I've a real problem with my windshield wipers. For those of you who are from the heart of the Amazon or who have never seen an automotive vehicle before, allow me to explain what those are. Windshield wipers are utilities attached to the front windshield (and sometimes the back, unfortunately my car lacks this feature) consisting of a metal arm attached to which is a rubber blade. Ideally, when one turns on the windshield wipers during a rainy day said metal arms begin arching back and forth across the glass; the rubber blades effortlessly and quietly sweep the water out of the way of your vision, allowing for increased visibility and improved driving ability.
Quietly.
That is the key word here, ladies and gentlemen.
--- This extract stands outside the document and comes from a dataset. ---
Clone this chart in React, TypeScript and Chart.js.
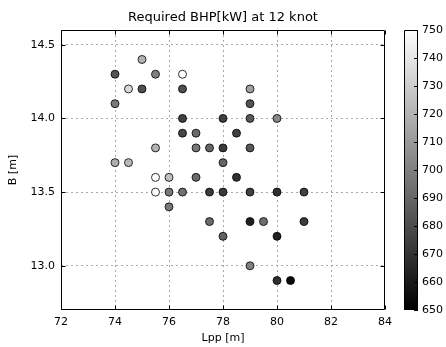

With the introductions out of the way allow me to explain what happens when I switch on my good old wipers. The first couple of moments are smooth, similar to the initial tingle one experiences when eating wasabi. That is, tubes of wasabi. After a moment or so, the wasabi, or in this case the wipers, begins to strike back. Instead of smooth motions the rubber grinds across the glass, leaving its mark and creating wholly undesirable sounds. This agony continues for a few moments. Eventually it stops. The wasabi has safely exited the esophagus, averting acid reflux for another day. Then, like some infernal earthquake, the aftershocks arrive. The wasabi sets fire to your nostrils and likewise, my windshield wipers increase the fury of their grinding until it resonates into a dull beat keeping rhythm with my tires on the ground. This continues until I turn them off to risk driving through a kaleidoscope of liquid or I reach my destination.
It's safe to say that I know the cause of this. They are plotting against me. I have scraped the bumpers of my Corolla against one too many a mailbox and the entire vehicle has demanded blood. First it will be the windshield wipers. Then the seatbelts will tighten, cutting off my oxygen. Eventually the steering wheel will fail to respond and send me careening over a bridge, whereupon the safety locks will engage, trapping me to an underwater abyss.
When the police finally fish me out out of the water, they will write down my cause of death as "driving accident due to poor vision caused by windshield wiper failure". But you know the truth.